2. Certification is everywhere. It's particularly ironic that many vendors claimed their systems were certified, even though the certification NPRM was just released today, making compliance with the new certification process in time for HIMSS impossible.

3. Cloud computing, Software as a Service and ASP models are popular tactics to accelerate EHR rollouts. There are still lingering concerns about how to ensure privacy in a cloud environment.

4. Several firms such as Intersystems, Axolotol, and Medicity are offering HIE platforms that include many of the standards noted in the IFR. The marketplace for HIE products is just emerging and it's hard to predict who will become the market leader.

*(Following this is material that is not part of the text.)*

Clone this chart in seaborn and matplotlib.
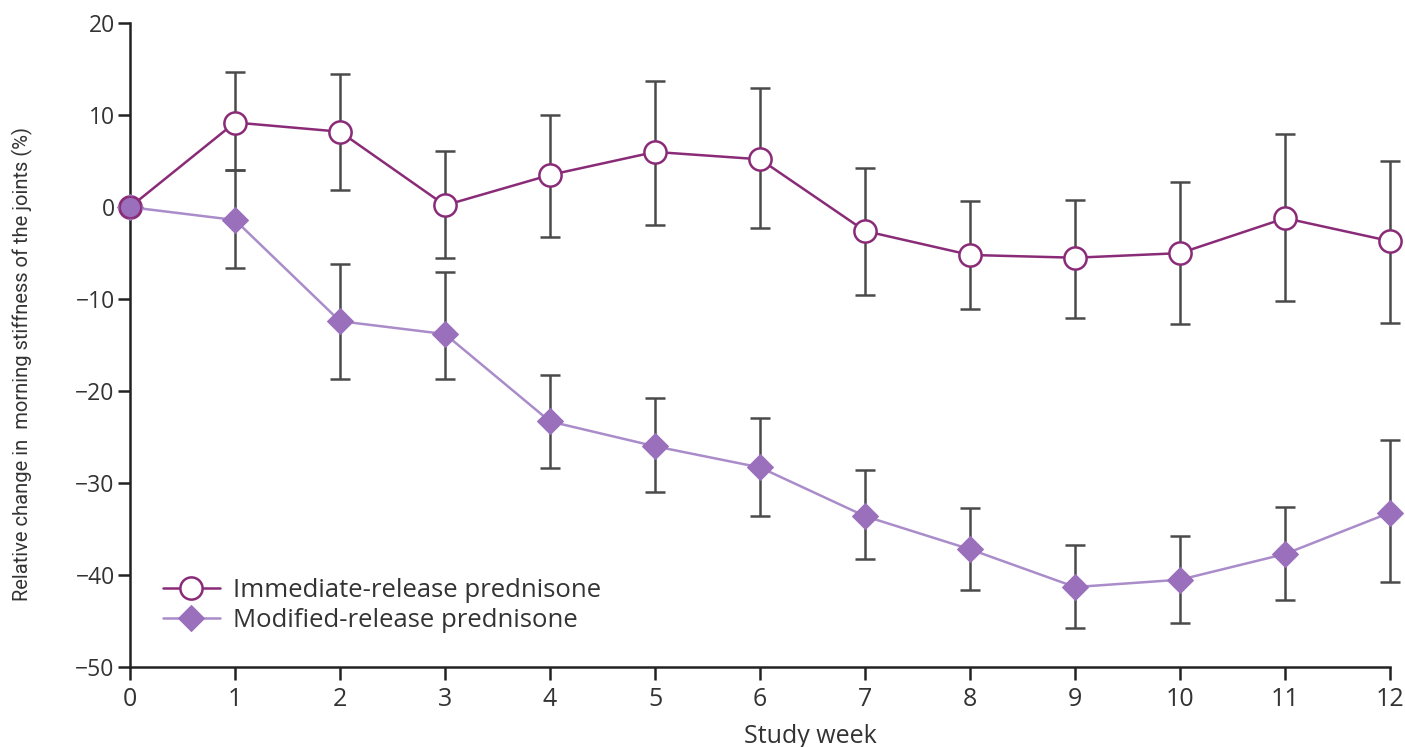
import matplotlib
matplotlib.use("Agg")
import matplotlib.pyplot as plt
import numpy as np
import pandas as pd
import seaborn as sns

## values
weeks = list(range(13))
ir_mean = [0.0, 9.2, 8.2, 0.2, 3.5, 6.0, 5.2, -2.6, -5.2, -5.5, -5.0, -1.2, -3.7]
ir_upper = [0.0, 14.7, 14.5, 6.1, 10.0, 13.7, 12.9, 4.2, 0.7, 0.8, 2.7, 7.9, 5.0]
ir_lower = [0.0, 4.0, 1.9, -5.5, -3.3, -1.9, -2.3, -9.6, -11.1, -12.0, -12.7, -10.2, -12.6]
mr_mean = [0.0, -1.4, -12.4, -13.8, -23.3, -26.0, -28.3, -33.6, -37.2, -41.3, -40.5, -37.7, -33.2]
mr_upper = [0.0, 4.0, -6.2, -7.0, -18.3, -20.8, -22.9, -28.6, -32.7, -36.7, -35.8, -32.6, -25.3]
mr_lower = [0.0, -6.6, -18.7, -18.7, -28.4, -31.0, -33.6, -38.2, -41.6, -45.8, -45.2, -42.7, -40.7]
labels = ["Immediate-release prednisone", "Modified-release prednisone"]

ir_col = "#8a2b78"
mr_col = "#9a6fbb"
mr_line = "#a98cc9"
err_col = "#4a4a4a"
txt_col = "#333333"

df = pd.concat([
    pd.DataFrame({"week": weeks, "change": ir_mean, "group": labels[0]}),
    pd.DataFrame({"week": weeks, "change": mr_mean, "group": labels[1]}),
])

sns.set_style("ticks")
plt.rcParams["font.family"] = ["Open Sans", "DejaVu Sans"]

fig = plt.figure(figsize=(14.05, 7.47), dpi=100)
ax = fig.add_axes([0.0925, 0.107, 0.897, 0.862])

# error bars (no bar at week 0)
for mean, lo, hi in [(ir_mean, ir_lower, ir_upper), (mr_mean, mr_lower, mr_upper)]:
    m = np.array(mean[1:])
    yerr = [m - np.array(lo[1:]), np.array(hi[1:]) - m]
    eb = ax.errorbar(weeks[1:], m, yerr=yerr, fmt="none", ecolor=err_col,
                     elinewidth=1.8, capsize=7, capthick=1.8, zorder=1)
    for art in eb.lines[1] + eb.lines[2]:
        art.set_clip_on(False)

# modified-release first so immediate-release sits on top at week 0
sub = df[df["group"] == labels[1]]
sns.lineplot(data=sub, x="week", y="change", ax=ax, color=mr_line, lw=1.8,
             marker="D", markersize=13, markerfacecolor=mr_col,
             markeredgecolor=mr_col, zorder=3, label=labels[1])
sub = df[df["group"] == labels[0]]
sns.lineplot(data=sub, x="week", y="change", ax=ax, color=ir_col, lw=1.8,
             marker="o", markersize=16, markerfacecolor="white",
             markeredgecolor=ir_col, markeredgewidth=1.8, zorder=2, label=labels[0])
# week 0 point is shown filled
ax.plot(0, mr_mean[0], marker="o", markersize=15, color=mr_col, zorder=4,
        markeredgecolor=ir_col, markeredgewidth=1.2)

ax.set_xlim(0, 12)
ax.set_ylim(-50, 20)
ax.set_xticks(range(0, 13))
ax.set_yticks(range(-50, 21, 10))
ax.set_yticklabels(["\u221250", "\u221240", "\u221230", "\u221220", "\u221210", "0", "10", "20"])
ax.tick_params(axis="both", length=9, width=1.8, color="#222222",
               labelcolor=txt_col, direction="out")
ax.tick_params(axis="x", labelsize=18, pad=5)
ax.tick_params(axis="y", labelsize=16.5, pad=2)
for s in ["left", "bottom"]:
    ax.spines[s].set_linewidth(1.8)
    ax.spines[s].set_color("#222222")
sns.despine(ax=ax)
ax.margins(0)
for ln in ax.lines:
    ln.set_clip_on(False)

ax.set_xlabel("Study week", fontsize=18, color=txt_col)
ax.xaxis.set_label_coords(0.54, -0.088)
ax.set_ylabel("Relative change in  morning stiffness of the joints (%)",
              fontsize=14.5, color=txt_col, family=["Roboto", "DejaVu Sans"])
ax.yaxis.set_label_coords(-0.077, 0.47)

h, l = ax.get_legend_handles_labels()
order = [l.index(labels[0]), l.index(labels[1])]
ax.legend([h[i] for i in order], [l[i] for i in order], loc="lower left",
          bbox_to_anchor=(0.008, 0.017), frameon=False, fontsize=18.5,
          handlelength=2.2, labelspacing=0.2, handletextpad=0.5,
          labelcolor=txt_col)

fig.savefig("out.png", dpi=100)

5. The Continuity of Care Document is gaining traction. I found many vendors supporting CCD exports from their EHRs. A company called M*Modal , has developed natural language processing technology that captures dictated content in its original context (ontology-driven
rules) as a CDA document.

6. Consultants abound. It's clear that Regional Extension Centers and Health Information Exchanges will require expertise and staffing from professional firms. They all had large booths at HIMSS.

7. 30,000 people attended, including 10,000 I did not recognize (just kidding). It's clear to me that many IT professionals, even those with limited healthcare domain expertise, attended HIMSS to better understand how they could participate in the euphoria of HITECH stimulus dollars.

8. Self service kiosks for patient identification and self-registration are now mainstream. Just as we print our airline boarding passes, we can now use credit cards or biometrics to check into ambulatory care appointments and automatically settle all co-pay balances.

9. Image exchange in the cloud is being offered by several vendors. As I mentioned in Monday's blog, Symantec announced an appliance for small clinician offices that cloud enables all imaging modalities using a facebook-like social networking invitation to share/view images.

10. PHRs and patient engagement are becoming more mainstream. Google and Microsoft continue to innovate in the non-tethered PHR marketplace.

I left HIMSS with a feeling of hope. Our industry is vibrant, clinicians are engaged, our goals are clear, and resources are becoming available.

I'll be commuting over the next 24 hours, but when I land, I'll publish my analysis of the Certification NPRM.